Una domanda da centomila punti. Beh, di sicuro Annetta è stata una donna “sui generis” per l’epoca, una donna che, come scrivo nel romanzo, sa essere anche uomo all’occorrenza. Per questo, come dici tu, viene “presa di mira” dalla mentalità del suo tempo, ma lei se ne frega e va per la sua strada, cosa che invece non fa Giuliana, succube del giudizio altrui. Le cose sono ovviamente cambiate, questo non possiamo negarlo, anche se non so fino a che punto, soprattutto per quanto concerne l’assetto mentale. È complicato sradicare la convinzione – tanto in certi uomini quanto in
certe donne – che “la donna debba fare solo la donna”. Tra l’altro, non ho mai capito cosa significhi “fare solo la donna”. Mettiamola così: ci stiamo ancora battendo contro chi, di fronte ad uno stupro o ad un qualsiasi tipo di violenza contro una donna, dice “se l’è cercata”.
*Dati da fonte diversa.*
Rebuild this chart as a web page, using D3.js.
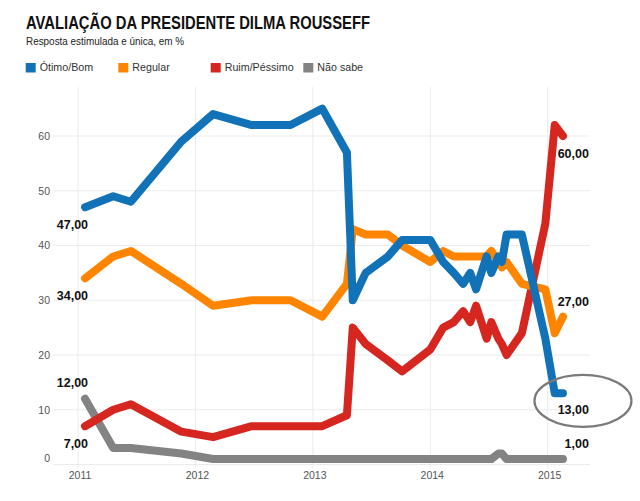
<!DOCTYPE html>
<html><head><meta charset="utf-8">
<script src="https://cdn.jsdelivr.net/npm/d3@7"></script>
<style>
html,body{margin:0;padding:0;background:#fff;}
svg{display:block;font-family:"Liberation Sans",Arial,Helvetica,sans-serif;}
</style></head>
<body>
<svg id="chart" width="640" height="501"></svg>
<script>
// ---- data ----
const surveyDates = [2011.06, 2011.30, 2011.45, 2011.88, 2012.15, 2012.48, 2012.81, 2013.08, 2013.29, 2013.34,
  2013.45, 2013.64, 2013.76, 2014.00, 2014.11, 2014.20, 2014.28, 2014.34, 2014.39, 2014.48,
  2014.52, 2014.58, 2014.61, 2014.65, 2014.78, 2014.98, 2015.06, 2015.13];
const otimoBom    = [47, 49, 48, 59, 64, 62, 62, 65, 57, 30, 35, 38, 41, 41, 37, 35, 33, 35, 32, 38, 35, 38, 37, 42, 42, 23, 13, 13];
const regular     = [34, 38, 39, 33, 29, 30, 30, 27, 33, 43, 42, 42, 40, 37, 39, 38, 38, 38, 38, 38, 39, 37, 36, 37, 33, 32, 24, 27];
const ruimPessimo = [7, 10, 11, 6, 5, 7, 7, 7, 9, 25, 22, 19, 17, 21, 25, 26, 28, 26, 29, 23, 26, 23, 22, 20, 24, 44, 62, 60];
const naoSabe     = [12, 3, 3, 2, 1, 1, 1, 1, 1, 1, 1, 1, 1, 1, 1, 1, 1, 1, 1, 1, 1, 2, 2, 1, 1, 1, 1, 1];
const seriesNames = ["Ótimo/Bom", "Regular", "Ruim/Péssimo", "Não sabe"];
const seriesColors = ["#1172b7", "#ff8500", "#d62620", "#838383"];
const yTickValues = [0, 10, 20, 30, 40, 50, 60];
const xTickValues = [2011, 2012, 2013, 2014, 2015];
const titleText = "AVALIAÇÃO DA PRESIDENTE DILMA ROUSSEFF";
const subtitleText = "Resposta estimulada e única, em %";

const seriesValues = [otimoBom, regular, ruimPessimo, naoSabe];
const series = seriesNames.map((name, i) => ({
  name, color: seriesColors[i],
  points: surveyDates.map((t, j) => ({t, v: seriesValues[i][j]}))
}));

const svg = d3.select("#chart");
const x = d3.scaleLinear().domain([2011, 2015]).range([78, 547.7]);
const y = d3.scaleLinear().domain([0, 60]).range([464.5, 136]);
const plotTop = 87, plotRight = 590, plotLeft = 53;

// title
svg.append("text").attr("x", 26).attr("y", 28.5).attr("font-size", 18).attr("font-weight", "bold")
  .attr("fill", "#111").attr("textLength", 344).attr("lengthAdjust", "spacingAndGlyphs").text(titleText);
svg.append("text").attr("x", 26).attr("y", 45).attr("font-size", 11)
  .attr("fill", "#222").attr("textLength", 158).attr("lengthAdjust", "spacingAndGlyphs").text(subtitleText);

// legend
const legendX = [25.7, 118.3, 210.7, 303.3];
const lg = svg.append("g").selectAll("g").data(series).join("g")
  .attr("transform", (d, i) => `translate(${legendX[i]},63)`);
lg.append("rect").attr("width", 10).attr("height", 9.5).attr("fill", d => d.color);
lg.append("text").attr("x", 14).attr("y", 8.3).attr("font-size", 10.7).attr("fill", "#333").text(d => d.name);

// grid
const grid = svg.append("g");
grid.selectAll("line.h").data(yTickValues).join("line")
  .attr("x1", plotLeft).attr("x2", plotRight).attr("y1", d => y(d)).attr("y2", d => y(d))
  .attr("stroke", "#ebebeb").attr("stroke-width", 1);
grid.selectAll("line.v").data(xTickValues).join("line")
  .attr("x1", d => x(d)).attr("x2", d => x(d)).attr("y1", plotTop).attr("y2", y(0) + 4)
  .attr("stroke", "#ebebeb").attr("stroke-width", 1);

// axes (labels only)
const yAxis = svg.append("g").attr("transform", `translate(${plotLeft},0)`)
  .call(d3.axisLeft(y).tickValues(yTickValues).tickSize(0).tickPadding(3));
yAxis.select(".domain").remove();
yAxis.selectAll("text").attr("font-size", 10.5).attr("fill", "#555")
  .attr("font-family", "Liberation Sans, Arial, sans-serif")
  .attr("dy", d => d === 0 ? "-0.32em" : "0.32em");
const xAxis = svg.append("g").attr("transform", `translate(0,${y(0)})`)
  .call(d3.axisBottom(x).tickValues(xTickValues).tickFormat(d3.format("d")).tickSize(0).tickPadding(7));
xAxis.select(".domain").remove();
xAxis.selectAll("text").attr("font-size", 10.5).attr("fill", "#555")
  .attr("font-family", "Liberation Sans, Arial, sans-serif").attr("dx", 1.5);

// lines (blue on top)
const line = d3.line().x(d => x(d.t)).y(d => y(d.v));
svg.append("g").selectAll("path").data(series.slice().reverse()).join("path")
  .attr("d", d => line(d.points)).attr("fill", "none").attr("stroke", d => d.color)
  .attr("stroke-width", 8).attr("stroke-linejoin", "round").attr("stroke-linecap", "round");

// value labels
const fmt = v => d3.format(".2f")(v).replace(".", ",");
const leftDy = [22, 22, 22, -12];
const rightDy = [21, -11, 22, -11];
const labels = svg.append("g").attr("font-size", 12.5).attr("font-weight", "bold").attr("fill", "#111");
series.forEach((s, i) => {
  const first = s.points[0], last = s.points[s.points.length - 1];
  labels.append("text").attr("text-anchor", "end")
    .attr("x", x(first.t) + 3).attr("y", y(first.v) + leftDy[i]).text(fmt(first.v));
  labels.append("text").attr("text-anchor", "end")
    .attr("x", x(last.t) + 26).attr("y", y(last.v) + rightDy[i]).text(fmt(last.v));
});

// annotation ellipse around the last Ótimo/Bom value
const lastBlue = series[0].points[series[0].points.length - 1];
svg.append("ellipse").attr("cx", x(lastBlue.t) + 20).attr("cy", y(lastBlue.v) + 7.5)
  .attr("rx", 48.5).attr("ry", 26).attr("fill", "none").attr("stroke", "#7a7a7a").attr("stroke-width", 2.2);
</script>
</body></html>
Come è passare da blogger e giornalista che consiglia e recensisce libri a essere un’autrice? Come ti senti dall’altro lato?
Una sensazione stranissima! Tra l’altro, anche se di natura sono molto esuberante, per niente timida e abbastanza sfacciata, sono al contempo anche molto pudica quando si tratta di mostrare i sentimenti, il lato scoperto, il punto vivo, quello fragile insomma. E con la scrittura capita proprio questo, di dover mostrare il fianco debole. È molto bello ma è anche doloroso, a tratti: un dolore dolcissimo, avvolto da una sottile malinconia. Mi piace, ci sto bene dentro questo guscio.
Un augurio per te stessa e uno per tutti i lettori di My Po Blog
L’augurio è il medesimo, per me e per voi: non tradire mai se stessi perché siete la cosa più preziosa che avete, nonché l’unica persona con cui passerete il resto della vostra vita.